Databricks' open-source strategy has been central to its success. The company has consistently developed and contributed to open-source projects that form the foundation of its commercial platform:
| Project | Description | Status |
|---|---|---|
| Apache Spark | Distributed data processing framework | Apache Foundation |
| Delta Lake | ACID-compliant storage layer for data lakes | Linux Foundation |
| MLflow | ML lifecycle management platform | Linux Foundation |
| Unity Catalog | Unified governance for data and AI | Open source (2024) |
| DBRX | Mixture-of-experts language model | Open source |
| Dolly | Instruction-following language model | Open source |
This approach creates a broad ecosystem of users and contributors, many of whom eventually become Databricks customers. It also reduces vendor lock-in concerns, as organizations can use the open-source components independently of Databricks' commercial platform.

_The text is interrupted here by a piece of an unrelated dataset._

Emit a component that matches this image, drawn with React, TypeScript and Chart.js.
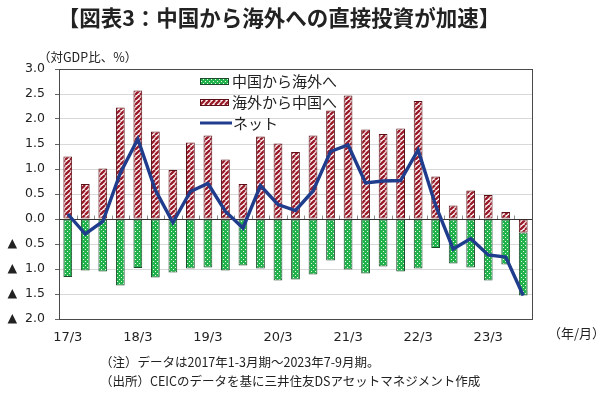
import React, { useEffect, useRef } from 'react';
import { Chart, registerables } from 'chart.js';

Chart.register(...registerables);

const categories = [
  '17/3', '17/6', '17/9', '17/12',
  '18/3', '18/6', '18/9', '18/12',
  '19/3', '19/6', '19/9', '19/12',
  '20/3', '20/6', '20/9', '20/12',
  '21/3', '21/6', '21/9', '21/12',
  '22/3', '22/6', '22/9', '22/12',
  '23/3', '23/6', '23/9',
];

// 中国から海外へ (outward FDI, shown negative)
const outbound = [
  -1.16, -1.03, -1.05, -1.33, -0.98, -1.17, -1.07, -0.99, -0.97, -1.03, -0.93, -0.99, -1.23, -1.21,
  -1.11, -0.83, -1.01, -1.09, -0.95, -1.05, -0.99, -0.58, -0.89, -0.97, -1.23, -0.91, -1.26,
];

// 海外から中国へ (inward FDI)
const inbound = [
  1.25, 0.7, 1.01, 2.23, 2.57, 1.75, 0.98, 1.53, 1.67, 1.19, 0.7, 1.65, 1.51, 1.34,
  1.67, 2.17, 2.47, 1.79, 1.7, 1.81, 2.36, 0.85, 0.27, 0.57, 0.48, 0.14, -0.27,
];

// ネット
const net = [
  0.1, -0.3, -0.05, 0.92, 1.6, 0.58, -0.07, 0.55, 0.71, 0.15, -0.18, 0.67, 0.29, 0.17,
  0.56, 1.35, 1.48, 0.72, 0.76, 0.77, 1.38, 0.27, -0.6, -0.39, -0.72, -0.76, -1.53,
];

const seriesNames = ['中国から海外へ', '海外から中国へ', 'ネット'];
const yMin = -2;
const yMax = 3;
const yStep = 0.5;

const GREEN = '#22b24c';
const RED = '#9a1c2a';
const BLUE = '#1f3d8c';
const JP_FONT = '"Noto Sans CJK JP", "Noto Sans", sans-serif';

function makeStripe(): CanvasPattern | string {
  const c = document.createElement('canvas');
  const s = 5;
  c.width = s;
  c.height = s;
  const g = c.getContext('2d');
  if (!g) return RED;
  g.fillStyle = '#ffffff';
  g.fillRect(0, 0, s, s);
  g.strokeStyle = RED;
  g.lineWidth = 2.4;
  for (const off of [-s, 0, s]) {
    g.beginPath();
    g.moveTo(off, s);
    g.lineTo(off + s, 0);
    g.stroke();
  }
  return g.createPattern(c, 'repeat') || RED;
}

function makeDots(): CanvasPattern | string {
  const c = document.createElement('canvas');
  c.width = 4;
  c.height = 4;
  const g = c.getContext('2d');
  if (!g) return GREEN;
  g.fillStyle = GREEN;
  g.fillRect(0, 0, 4, 4);
  g.fillStyle = '#e2f8e6';
  g.fillRect(1, 1, 1, 1);
  g.fillRect(3, 3, 1, 1);
  return g.createPattern(c, 'repeat') || GREEN;
}

export default function App() {
  const ref = useRef<HTMLCanvasElement>(null);

  useEffect(() => {
    const canvas = ref.current;
    if (!canvas) return;
    const stripe = makeStripe();
    const dots = makeDots();

    const framePlugin = {
      id: 'frame',
      beforeDatasetsDraw(chart: any) {
        const { ctx, chartArea: a, scales } = chart;
        const y0 = Math.round(scales.y.getPixelForValue(0)) + 0.5;
        ctx.save();
        ctx.lineWidth = 1;
        ctx.strokeStyle = '#8c8c8c';
        const n = categories.length;
        for (let i = 1; i < n; i++) {
          const x = Math.round(a.left + ((a.right - a.left) * i) / n) + 0.5;
          ctx.beginPath();
          ctx.moveTo(x, y0);
          ctx.lineTo(x, y0 - 4);
          ctx.stroke();
        }
        ctx.strokeStyle = '#333333';
        ctx.beginPath();
        ctx.moveTo(a.left, y0);
        ctx.lineTo(a.right, y0);
        ctx.stroke();
        ctx.strokeStyle = '#4a4a4a';
        ctx.strokeRect(
          Math.round(a.left) + 0.5,
          Math.round(a.top) + 0.5,
          Math.round(a.right - a.left),
          Math.round(a.bottom - a.top)
        );
        ctx.restore();
      },
    };

    const legendPlugin = {
      id: 'customLegend',
      afterDraw(chart: any) {
        const { ctx } = chart;
        const x = 200;
        const rows = [81, 102, 123];
        ctx.save();
        ctx.font = `15px ${JP_FONT}`;
        ctx.textBaseline = 'middle';
        // row 1: green
        ctx.fillStyle = dots;
        ctx.fillRect(x, rows[0] - 3, 29, 7);
        ctx.strokeStyle = '#1d4a2a';
        ctx.lineWidth = 1;
        ctx.strokeRect(x + 0.5, rows[0] - 3 + 0.5, 28, 6);
        // row 2: red
        ctx.fillStyle = stripe;
        ctx.fillRect(x, rows[1] - 3, 29, 7);
        ctx.strokeStyle = '#5c1016';
        ctx.strokeRect(x + 0.5, rows[1] - 3 + 0.5, 28, 6);
        // row 3: line
        ctx.strokeStyle = BLUE;
        ctx.lineWidth = 3;
        ctx.beginPath();
        ctx.moveTo(x, rows[2]);
        ctx.lineTo(x + 32, rows[2]);
        ctx.stroke();
        ctx.fillStyle = '#222222';
        ctx.fillText(seriesNames[0], x + 32, rows[0]);
        ctx.fillText(seriesNames[1], x + 32, rows[1]);
        ctx.fillText(seriesNames[2], x + 33, rows[2]);
        ctx.restore();
      },
    };

    const chart = new Chart(canvas, {
      type: 'bar',
      data: {
        labels: categories,
        datasets: [
          {
            type: 'bar',
            label: seriesNames[1],
            data: inbound,
            backgroundColor: stripe as any,
            borderColor: '#5c1016',
            borderWidth: 1,
            borderSkipped: false,
            barPercentage: 0.5,
            categoryPercentage: 1,
            order: 1,
          },
          {
            type: 'bar',
            label: seriesNames[0],
            data: outbound,
            backgroundColor: dots as any,
            borderColor: '#1d4a2a',
            borderWidth: 1,
            borderSkipped: false,
            barPercentage: 0.5,
            categoryPercentage: 1,
            order: 2,
          },
          {
            type: 'line',
            label: seriesNames[2],
            data: net,
            borderColor: BLUE,
            backgroundColor: BLUE,
            borderWidth: 3.4,
            pointRadius: 0,
            tension: 0,
            stack: 'net',
            order: -1,
          } as any,
        ],
      },
      options: {
        responsive: false,
        animation: false,
        devicePixelRatio: 1,
        layout: { padding: { left: 0, right: 68, top: 69, bottom: 0 } },
        plugins: {
          legend: { display: false },
          tooltip: { enabled: false },
          title: { display: false },
        },
        scales: {
          x: {
            stacked: true,
            offset: true,
            grid: { display: false, drawTicks: false },
            border: { display: false },
            ticks: {
              autoSkip: false,
              maxRotation: 0,
              padding: 11,
              color: '#222222',
              font: { family: '"DejaVu Sans", sans-serif', size: 13 },
              callback: (_v: any, i: number) => (i % 4 === 0 ? categories[i] : null),
            },
            afterFit: (s: any) => {
              s.height = 77;
            },
          },
          y: {
            stacked: true,
            min: yMin,
            max: yMax,
            grid: {
              color: '#d9d9d9',
              drawTicks: true,
              tickLength: 4,
              tickColor: '#666666',
            },
            border: { display: false },
            ticks: {
              stepSize: yStep,
              padding: 10,
              color: '#222222',
              font: { family: '"DejaVu Sans", sans-serif', size: 12.5 },
              callback: (v: any) => {
                const n = Number(v);
                if (Math.abs(n) < 1e-9) return '0.0';
                return n < 0 ? '▲  ' + Math.abs(n).toFixed(1) : n.toFixed(1);
              },
            },
            afterFit: (s: any) => {
              s.width = 59;
            },
          },
        },
      },
      plugins: [framePlugin, legendPlugin],
    });

    return () => chart.destroy();
  }, []);

  const textColor = '#222222';
  return (
    <div
      style={{
        position: 'fixed',
        left: 0,
        top: 0,
        width: 600,
        height: 396,
        background: '#ffffff',
        overflow: 'hidden',
        fontFamily: JP_FONT,
        color: textColor,
      }}
    >
      <canvas ref={ref} width={600} height={396} style={{ display: 'block', width: 600, height: 396 }} />
      <div
        style={{
          position: 'absolute',
          left: 0,
          width: 558,
          top: 4,
          textAlign: 'center',
          fontSize: 21.5,
          fontWeight: 'bold',
          lineHeight: '25px',
          whiteSpace: 'nowrap',
        }}
      >
        【図表3：中国から海外への直接投資が加速】
      </div>
      <div style={{ position: 'absolute', left: 38, top: 49, fontSize: 12.5, lineHeight: '16px', whiteSpace: 'nowrap' }}>
        （対GDP比、%）
      </div>
      <div style={{ position: 'absolute', left: 548, top: 325, fontSize: 13, lineHeight: '16px', whiteSpace: 'nowrap' }}>
        （年/月）
      </div>
      <div style={{ position: 'absolute', left: 100, top: 352, fontSize: 12.5, lineHeight: '19px', whiteSpace: 'nowrap' }}>
        <div>（注）データは2017年1-3月期～2023年7-9月期。</div>
        <div>（出所）CEICのデータを基に三井住友DSアセットマネジメント作成</div>
      </div>
    </div>
  );
}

As of early 2026, Databricks is one of the most valuable private technology companies in the world at $134 billion. The company is approaching $5 billion in annual revenue, growing at over 55% year over year, and generating positive free cash flow. Its platform has expanded well beyond its Apache Spark roots to encompass data warehousing, AI model training and serving, natural language analytics (Genie), transactional databases (Lakebase), and comprehensive governance (Unity Catalog). The MosaicML acquisition, DBRX model, and Mosaic AI Agent Framework have established Databricks as a credible player in the foundation model and agentic AI spaces, while the company's open-source commitments and lakehouse architecture continue to differentiate it in the enterprise market. With a potential IPO on the horizon, Databricks is entering the next phase of its growth as a public-market-ready enterprise AI platform.